_Information provided_:
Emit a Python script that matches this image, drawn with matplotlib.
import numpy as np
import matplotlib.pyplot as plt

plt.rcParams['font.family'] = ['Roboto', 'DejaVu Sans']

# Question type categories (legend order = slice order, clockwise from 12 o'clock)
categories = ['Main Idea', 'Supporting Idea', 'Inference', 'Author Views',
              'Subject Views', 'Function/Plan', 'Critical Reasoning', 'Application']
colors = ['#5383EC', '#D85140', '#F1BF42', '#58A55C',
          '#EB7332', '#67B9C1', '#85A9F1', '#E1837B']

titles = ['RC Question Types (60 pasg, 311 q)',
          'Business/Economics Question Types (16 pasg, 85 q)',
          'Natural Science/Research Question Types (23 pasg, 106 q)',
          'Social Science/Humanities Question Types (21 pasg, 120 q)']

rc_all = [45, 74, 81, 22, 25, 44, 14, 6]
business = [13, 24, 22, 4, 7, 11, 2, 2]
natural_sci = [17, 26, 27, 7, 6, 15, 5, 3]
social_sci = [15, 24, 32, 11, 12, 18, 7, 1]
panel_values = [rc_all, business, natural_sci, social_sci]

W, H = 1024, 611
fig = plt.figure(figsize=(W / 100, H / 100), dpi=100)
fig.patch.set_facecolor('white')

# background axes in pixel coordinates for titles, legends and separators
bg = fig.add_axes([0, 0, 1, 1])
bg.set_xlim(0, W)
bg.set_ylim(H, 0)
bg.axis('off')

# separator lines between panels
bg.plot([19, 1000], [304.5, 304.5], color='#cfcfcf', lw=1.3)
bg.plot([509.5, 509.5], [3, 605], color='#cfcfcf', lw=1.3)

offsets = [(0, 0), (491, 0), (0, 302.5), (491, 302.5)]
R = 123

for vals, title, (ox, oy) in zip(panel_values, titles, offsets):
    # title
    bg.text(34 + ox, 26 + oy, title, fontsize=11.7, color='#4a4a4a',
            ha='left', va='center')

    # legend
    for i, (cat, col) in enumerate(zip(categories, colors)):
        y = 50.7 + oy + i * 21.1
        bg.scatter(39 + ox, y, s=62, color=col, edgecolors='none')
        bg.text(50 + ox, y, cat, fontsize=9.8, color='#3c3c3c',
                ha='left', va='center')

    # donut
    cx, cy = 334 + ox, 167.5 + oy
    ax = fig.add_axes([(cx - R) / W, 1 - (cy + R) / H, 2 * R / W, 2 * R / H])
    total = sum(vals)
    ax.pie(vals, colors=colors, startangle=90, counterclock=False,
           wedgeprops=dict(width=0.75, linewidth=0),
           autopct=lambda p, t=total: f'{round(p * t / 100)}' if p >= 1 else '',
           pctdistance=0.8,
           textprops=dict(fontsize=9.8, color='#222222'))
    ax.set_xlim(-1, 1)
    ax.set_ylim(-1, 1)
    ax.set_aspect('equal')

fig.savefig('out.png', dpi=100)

_Stated task_: Recite the full listing above exactly.

_Written response_:
Emit a Python script that matches this image, drawn with matplotlib.
import numpy as np
import matplotlib.pyplot as plt

plt.rcParams['font.family'] = ['Roboto', 'DejaVu Sans']

# Question type categories (legend order = slice order, clockwise from 12 o'clock)
categories = ['Main Idea', 'Supporting Idea', 'Inference', 'Author Views',
              'Subject Views', 'Function/Plan', 'Critical Reasoning', 'Application']
colors = ['#5383EC', '#D85140', '#F1BF42', '#58A55C',
          '#EB7332', '#67B9C1', '#85A9F1', '#E1837B']

titles = ['RC Question Types (60 pasg, 311 q)',
          'Business/Economics Question Types (16 pasg, 85 q)',
          'Natural Science/Research Question Types (23 pasg, 106 q)',
          'Social Science/Humanities Question Types (21 pasg, 120 q)']

rc_all = [45, 74, 81, 22, 25, 44, 14, 6]
business = [13, 24, 22, 4, 7, 11, 2, 2]
natural_sci = [17, 26, 27, 7, 6, 15, 5, 3]
social_sci = [15, 24, 32, 11, 12, 18, 7, 1]
panel_values = [rc_all, business, natural_sci, social_sci]

W, H = 1024, 611
fig = plt.figure(figsize=(W / 100, H / 100), dpi=100)
fig.patch.set_facecolor('white')

# background axes in pixel coordinates for titles, legends and separators
bg = fig.add_axes([0, 0, 1, 1])
bg.set_xlim(0, W)
bg.set_ylim(H, 0)
bg.axis('off')

# separator lines between panels
bg.plot([19, 1000], [304.5, 304.5], color='#cfcfcf', lw=1.3)
bg.plot([509.5, 509.5], [3, 605], color='#cfcfcf', lw=1.3)

offsets = [(0, 0), (491, 0), (0, 302.5), (491, 302.5)]
R = 123

for vals, title, (ox, oy) in zip(panel_values, titles, offsets):
    # title
    bg.text(34 + ox, 26 + oy, title, fontsize=11.7, color='#4a4a4a',
            ha='left', va='center')

    # legend
    for i, (cat, col) in enumerate(zip(categories, colors)):
        y = 50.7 + oy + i * 21.1
        bg.scatter(39 + ox, y, s=62, color=col, edgecolors='none')
        bg.text(50 + ox, y, cat, fontsize=9.8, color='#3c3c3c',
                ha='left', va='center')

    # donut
    cx, cy = 334 + ox, 167.5 + oy
    ax = fig.add_axes([(cx - R) / W, 1 - (cy + R) / H, 2 * R / W, 2 * R / H])
    total = sum(vals)
    ax.pie(vals, colors=colors, startangle=90, counterclock=False,
           wedgeprops=dict(width=0.75, linewidth=0),
           autopct=lambda p, t=total: f'{round(p * t / 100)}' if p >= 1 else '',
           pctdistance=0.8,
           textprops=dict(fontsize=9.8, color='#222222'))
    ax.set_xlim(-1, 1)
    ax.set_ylim(-1, 1)
    ax.set_aspect('equal')

fig.savefig('out.png', dpi=100)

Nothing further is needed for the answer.